§ **Material provided**
— Start —

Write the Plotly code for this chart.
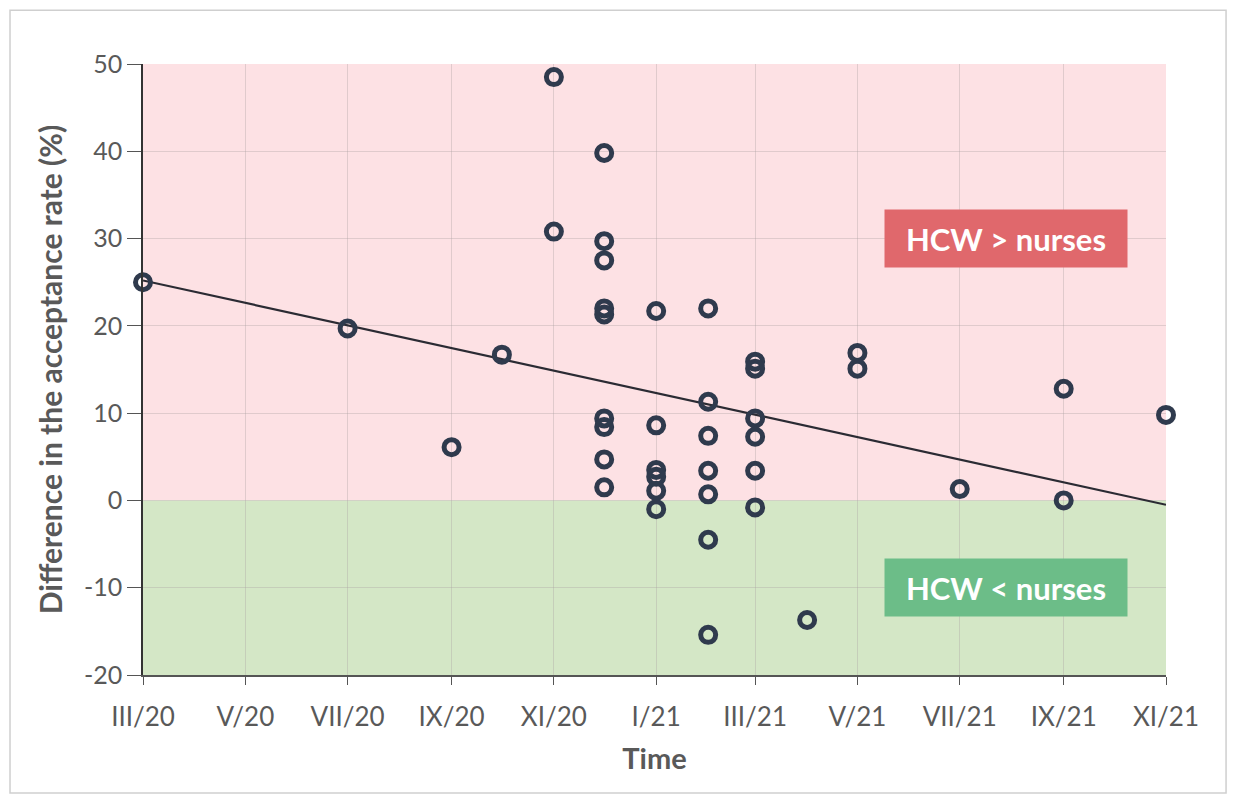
import plotly.graph_objects as go

# observations: survey month and difference in acceptance rate (HCW - nurses, %)
obs_month = (
    ["2020-03-01", "2020-07-01", "2020-09-01", "2020-10-01"]
    + ["2020-11-01"] * 2
    + ["2020-12-01"] * 9
    + ["2021-01-01"] * 6
    + ["2021-02-01"] * 7
    + ["2021-03-01"] * 6
    + ["2021-04-01"]
    + ["2021-05-01"] * 2
    + ["2021-07-01"]
    + ["2021-09-01"] * 2
    + ["2021-11-01"]
)
obs_diff = (
    [25.0, 19.7, 6.1, 16.7]
    + [48.5, 30.8]
    + [39.8, 29.7, 27.5, 22.0, 21.3, 9.4, 8.4, 4.7, 1.5]
    + [21.7, 8.6, 3.5, 2.7, 1.1, -1.0]
    + [22.0, 11.3, 7.4, 3.4, 0.7, -4.5, -15.4]
    + [15.9, 15.1, 9.4, 7.3, 3.4, -0.8]
    + [-13.7]
    + [16.9, 15.1]
    + [1.3]
    + [12.8, 0.0]
    + [9.8]
)

# linear trend as drawn in the source
trend_month = ["2020-03-01", "2021-11-01"]
trend_diff = [25.2, -0.5]

tick_months = ["2020-03-01", "2020-05-01", "2020-07-01", "2020-09-01", "2020-11-01",
               "2021-01-01", "2021-03-01", "2021-05-01", "2021-07-01", "2021-09-01",
               "2021-11-01"]
tick_labels = ["III/20", "V/20", "VII/20", "IX/20", "XI/20", "I/21", "III/21",
               "V/21", "VII/21", "IX/21", "XI/21"]
y_ticks = [-20, -10, 0, 10, 20, 30, 40, 50]
y_labels = ["-20", "-10", "0", "10", "20", "30", "40", "50"]

TEXT = "#595959"
FONT = "Lato"
GRID = "rgba(170,160,160,0.35)"

fig = go.Figure()

fig.add_trace(go.Scatter(
    x=trend_month, y=trend_diff, mode="lines",
    line=dict(color="#2b2b33", width=2.2),
    hoverinfo="skip", showlegend=False, cliponaxis=False,
))
fig.add_trace(go.Scatter(
    x=obs_month, y=obs_diff, mode="markers",
    marker=dict(symbol="circle-open", size=15, color="#2f3a4d",
                line=dict(width=5, color="#2f3a4d")),
    showlegend=False, cliponaxis=False,
))

# shaded zones
fig.add_shape(type="rect", xref="paper", yref="y", x0=0, x1=1, y0=0, y1=50,
              fillcolor="#fde1e4", line_width=0, layer="below")
fig.add_shape(type="rect", xref="paper", yref="y", x0=0, x1=1, y0=-20, y1=0,
              fillcolor="#d4e7c6", line_width=0, layer="below")
# outer frame
fig.add_shape(type="rect", xref="paper", yref="paper", x0=-0.130, x1=1.0587,
              y0=-0.193, y1=1.088, line=dict(color="#cfcfcf", width=1.5),
              fillcolor="rgba(0,0,0,0)")

for label, yval, colour in [("<b>HCW &gt; nurses</b>", 30, "#e0686c"),
                            ("<b>HCW &lt; nurses</b>", -10, "#6cbd88")]:
    fig.add_annotation(xref="paper", yref="y", x=0.844, y=yval, text=label,
                       xanchor="center", yanchor="middle",
                       showarrow=False, bgcolor=colour, width=242, height=57,
                       borderpad=0, font=dict(family=FONT, size=31, color="white"))

fig.update_xaxes(
    type="date", range=["2020-03-01", "2021-11-01"],
    tickvals=tick_months, ticktext=tick_labels,
    showgrid=True, gridcolor=GRID, gridwidth=1,
    showline=True, linecolor="#555555", linewidth=1.5,
    ticks="outside", ticklen=8, tickcolor="#555555", ticklabelstandoff=10,
    tickfont=dict(family=FONT, size=26, color=TEXT),
    title=dict(text="<b>Time</b>", font=dict(family=FONT, size=29, color=TEXT), standoff=18),
    zeroline=False,
)
fig.update_yaxes(
    range=[-20, 50], tickvals=y_ticks, ticktext=y_labels,
    showgrid=True, gridcolor=GRID, gridwidth=1,
    showline=True, linecolor="#333333", linewidth=1.5,
    ticks="outside", ticklen=14, tickcolor="#555555",
    tickfont=dict(family=FONT, size=25, color=TEXT),
    title=dict(text="<b>Difference in the acceptance rate (%)</b>",
               font=dict(family=FONT, size=30, color=TEXT), standoff=12),
    zeroline=False,
)

fig.update_layout(
    width=1236, height=800,
    margin=dict(l=135, r=78, t=56, b=133),
    paper_bgcolor="white", plot_bgcolor="white",
    font=dict(family=FONT, color=TEXT),
)

fig.write_html("out.html")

— End —

§ **To be done**
Leave out the pictures and repeat the lines from the start of the material through the line with "import plotly.graph_objects as go", inclusive.

§ **Solution for this problem**
Write the Plotly code for this chart.
import plotly.graph_objects as go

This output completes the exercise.